Die Münchner Philharmoniker mit Fausts Verdammnis im Gasteig: Spannend und kurzweilig
Oper oder Oratorium? Der französische Komponist Hector Berlioz hielt sich bedeckt: Er nannte "La Damnation de Faust" eine "dramatische Legende". Erst lange nach seinem Tod, im Februar 1893, gab es die erste Bühnenfassung des zweieinhalbstündigen Werkes. Im Gasteig begnügten sich die Münchner Philharmoniker mit der konzertanten Version.
Höllenfahrt, Verklärung, dazu der Tölzer Knabenchor - das Publikum hatte trotz der mittlerweile fortgeschrittenen Zeit - das Werk dauert zweieinhalb Stunden - ausgiebig Grund zu jubeln.
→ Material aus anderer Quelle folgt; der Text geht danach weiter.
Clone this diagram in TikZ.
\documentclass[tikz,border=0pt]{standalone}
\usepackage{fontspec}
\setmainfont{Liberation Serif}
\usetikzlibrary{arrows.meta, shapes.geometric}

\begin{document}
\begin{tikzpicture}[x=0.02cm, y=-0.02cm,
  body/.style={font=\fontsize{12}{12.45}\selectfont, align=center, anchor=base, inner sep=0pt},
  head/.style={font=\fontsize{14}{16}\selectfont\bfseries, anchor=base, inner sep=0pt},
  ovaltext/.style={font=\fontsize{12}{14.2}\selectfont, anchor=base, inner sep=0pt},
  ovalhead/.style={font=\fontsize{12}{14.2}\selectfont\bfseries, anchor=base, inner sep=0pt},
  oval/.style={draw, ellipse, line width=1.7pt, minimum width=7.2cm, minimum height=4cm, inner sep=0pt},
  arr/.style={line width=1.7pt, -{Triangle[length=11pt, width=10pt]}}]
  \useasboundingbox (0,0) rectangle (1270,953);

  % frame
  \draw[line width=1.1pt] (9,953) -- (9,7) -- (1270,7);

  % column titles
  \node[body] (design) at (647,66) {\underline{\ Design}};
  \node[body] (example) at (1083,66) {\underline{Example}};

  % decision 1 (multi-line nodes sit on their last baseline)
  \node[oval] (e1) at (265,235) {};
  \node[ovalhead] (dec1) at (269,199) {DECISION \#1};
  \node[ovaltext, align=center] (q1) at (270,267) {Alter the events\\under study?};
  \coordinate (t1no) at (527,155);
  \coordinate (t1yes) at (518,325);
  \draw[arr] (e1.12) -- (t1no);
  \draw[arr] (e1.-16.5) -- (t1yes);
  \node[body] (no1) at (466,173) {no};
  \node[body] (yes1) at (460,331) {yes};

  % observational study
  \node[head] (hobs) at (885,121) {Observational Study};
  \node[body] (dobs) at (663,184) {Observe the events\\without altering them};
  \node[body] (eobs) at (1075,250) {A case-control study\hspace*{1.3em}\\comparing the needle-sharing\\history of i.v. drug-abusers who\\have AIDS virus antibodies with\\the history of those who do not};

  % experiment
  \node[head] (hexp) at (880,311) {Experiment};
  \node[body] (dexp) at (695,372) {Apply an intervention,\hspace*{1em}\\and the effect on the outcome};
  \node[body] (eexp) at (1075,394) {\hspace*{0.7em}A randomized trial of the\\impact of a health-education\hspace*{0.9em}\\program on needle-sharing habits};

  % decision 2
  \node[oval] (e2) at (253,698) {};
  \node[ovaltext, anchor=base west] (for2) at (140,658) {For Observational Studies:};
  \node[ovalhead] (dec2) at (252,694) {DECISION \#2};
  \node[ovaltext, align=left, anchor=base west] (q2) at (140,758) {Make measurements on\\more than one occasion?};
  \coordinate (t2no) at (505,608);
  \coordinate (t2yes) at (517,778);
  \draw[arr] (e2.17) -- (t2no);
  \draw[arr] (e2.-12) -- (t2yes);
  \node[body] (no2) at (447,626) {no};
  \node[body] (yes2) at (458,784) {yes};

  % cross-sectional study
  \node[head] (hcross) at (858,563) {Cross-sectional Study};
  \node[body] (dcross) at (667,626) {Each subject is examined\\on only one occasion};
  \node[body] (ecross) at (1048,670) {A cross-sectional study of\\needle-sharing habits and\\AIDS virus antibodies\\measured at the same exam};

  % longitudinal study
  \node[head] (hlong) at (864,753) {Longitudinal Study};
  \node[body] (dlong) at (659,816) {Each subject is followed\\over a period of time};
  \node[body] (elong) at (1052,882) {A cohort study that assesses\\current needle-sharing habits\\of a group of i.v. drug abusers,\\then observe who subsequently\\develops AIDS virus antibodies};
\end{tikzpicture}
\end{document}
Dass eine spannende und kurzweilige Aufführung gelungen war, ließ sich im Übrigen auch daran messen, dass die Zahl jener philharmonischen Abo-Snobs, die es schick finden, bereits zur Pause den Heimweg anzutreten, diesmal erstaunlich gering war.
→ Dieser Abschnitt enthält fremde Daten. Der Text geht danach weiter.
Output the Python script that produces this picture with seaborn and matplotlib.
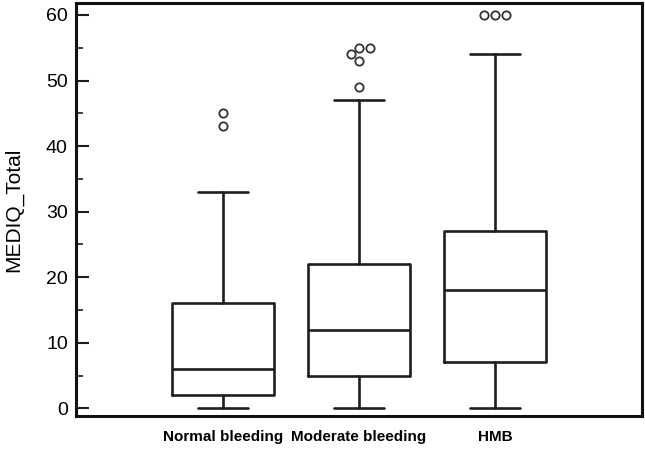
import numpy as np
import pandas as pd
import matplotlib
matplotlib.use("Agg")
import matplotlib.pyplot as plt
import seaborn as sns

# summary values
groups = ["Normal bleeding", "Moderate bleeding", "HMB"]
whisker_low = [0, 0, 0]
q1 = [2, 5, 7]
median = [6, 12, 18]
q3 = [16, 22, 27]
whisker_high = [33, 47, 54]
outliers = [[43, 45], [49, 53, 54, 55, 55], [60, 60, 60]]

sns.set_style("ticks")
plt.rcParams["font.family"] = ["Liberation Sans", "DejaVu Sans"]
plt.rcParams["text.color"] = "black"
plt.rcParams["axes.labelcolor"] = "black"
plt.rcParams["xtick.labelcolor"] = "black"
plt.rcParams["ytick.labelcolor"] = "black"

fig = plt.figure(figsize=(6.45, 4.5), dpi=100)
ax = fig.add_axes([0.118, 0.075, 0.877, 0.918])

line_col = "#1e1e1e"
stats = []
for i, g in enumerate(groups):
    stats.append(dict(label=g, whislo=whisker_low[i], q1=q1[i], med=median[i],
                      q3=q3[i], whishi=whisker_high[i], fliers=[]))

lw = 1.9
ax.bxp(stats, positions=range(len(groups)), widths=0.75, capwidths=0.37,
       showfliers=False, patch_artist=False,
       boxprops=dict(color=line_col, linewidth=lw),
       medianprops=dict(color=line_col, linewidth=lw),
       whiskerprops=dict(color=line_col, linewidth=lw),
       capprops=dict(color=line_col, linewidth=lw))

# outliers as a swarm so tied values sit side by side
out_df = pd.DataFrame([(g, v) for g, vals in zip(groups, outliers) for v in vals],
                      columns=["group", "MEDIQ_Total"])
sns.swarmplot(data=out_df, x="group", y="MEDIQ_Total", order=groups, ax=ax,
              color="white", edgecolor="#333333", linewidth=1.3, size=6,
              native_scale=False)

ax.set_xlim(-1.08, 3.08)
ax.set_ylim(-1.2, 61.8)
ax.set_yticks(np.arange(0, 61, 10))
ax.set_yticks(np.arange(5, 61, 10), minor=True)
ax.set_xticks(range(len(groups)))
ax.set_xticklabels(groups, fontsize=11, fontweight="bold")
ax.tick_params(axis="y", which="major", direction="in", length=9, width=1.5,
               labelsize=14, pad=6, color=line_col)
ax.tick_params(axis="y", which="minor", direction="in", length=5, width=1.2,
               color=line_col)
ax.tick_params(axis="x", length=0, pad=10)
ax.set_xlabel("")
ax.set_ylabel("MEDIQ_Total", fontsize=15, labelpad=16)
for s in ax.spines.values():
    s.set_linewidth(2.2)
    s.set_color("#111111")

fig.savefig("out.png", dpi=100)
Dabei ist die Liason zwischen dem Komponisten und Goethe nicht unproblematisch. Schauplätze werden verlegt, Szenenfolgen verändert, gelegentlich willkürlich, zumeist aber reichlich eigenwillig. Mit theatererprobter Souveränität gelang es dem Dirigenten Stéphane Denève, derzeit Chef beim Radiosymphonieorchester in Stuttgart, alle Extreme unter einen Hut zu zwingen. Die Münchner Philharmoniker durften die grotesken musikalischen Effekte - etwa in Auerbachs Keller - deftig und ohne schönfärbende Zurückhaltung präsentieren. Aber auch die stillen Traumbilder Marguertites erklangen mit bewegend leiser Nachdrücklichkeit.
Ein ausgewogenes Solistenensemble half dabei. An der Spitze der unverwüstliche José van Dam, mittlerweile 72, als Méphistophélès: nicht vordergründig böse, sondern hinterhältig verschlagen. Als Faust sprang kurzfristig Jean-Noel Briend ein, stilistisch überzeugend, wenngleich sein heller Tenor gelegentlich ein wenig angestrengt wirkte. Beatrice Uria-Mouzon nahm der Marguerite jeden Hauch von Lamoyanz.
Der Philharmonische Chor war von Andreas Herrmann prächtig vorbereitet worden. Die Tölzer Knaben veredelten das Finale. Die vielen schillernden Aspekte dieser herrlichen Musik waren genüsslich ausgekostet, nichts wurde unter den Teppich gekehrt. Auch deshalb sahen sich am Ende wohl viele Zuhörer in der Erkenntnis bestätigt, dass "La Damnation de Faust" auch ohne szenische Mätzchen glänzend bestehen kann, ja sogar an Eindringlichkeit gewinnt.